There is a VASP GPU OpenACC build for the workshop which can be used. Below is an example job script for running on a single GPU (since each Booster node got 32 cores and 4 GPUs, we select 8 cores with each GPU)

#!/bin/bash
#SBATCH -A EUHPC_TD02_030
#SBATCH -p boost_usr_prod
#SBATCH --qos=boost_qos_dbg
#SBATCH --time 00:15:00
#SBATCH -n 8
#SBATCH --gres=gpu:1
#SBATCH --job-name=vaspjob

module use /leonardo_scratch/fast/EUHPC_TD02_030/vasp_ws2024/modules
module load VASP/6.4.3-gpu1
module load nvhpc/23.11   
module load fftw/3.3.10--openmpi--4.1.6--nvhpc--23.11  
module load hdf5/1.14.3--openmpi--4.1.6--nvhpc--23.11
module load netlib-scalapack/2.2.0--openmpi--4.1.6--nvhpc--23.11

srun -n 1 vasp_std

To run on more GPUs, adjust #SBATCH -n, #SBATCH --gres=gpu and srun -n. A quick comparison for a GaAsBi 512 atoms supercell test, 1 GPU finishes ca. 6 jobs for the time of a 1 node CPU (32 cores) job.

• In particular, adjust NSIM for GPU calculations

Testing / efficiency exercises

For the workshop, smaller problem cases can be selected due to limited time and compute resources for the hands-on part. The principles are similar considering regular jobs.
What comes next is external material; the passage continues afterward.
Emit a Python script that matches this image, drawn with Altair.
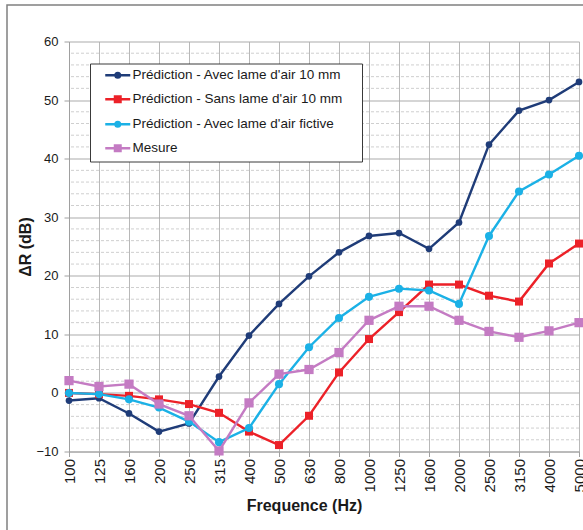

• Investigate the scaling behaviour for a case, e.g. run on 32, 16, 8 and 4 cores. Check the timing of the iterative steps

  grep LOOP OUTCAR
  

notice LOOP+, compare with the total wall time for a job. Any difference (if so, what’s the origin)? How does bands/core look like for the different runs? Any “OOM” issues (out of memory)? What happens when there are fewer bands than cores?

• LEONARDO: compare between CPU and GPU calculations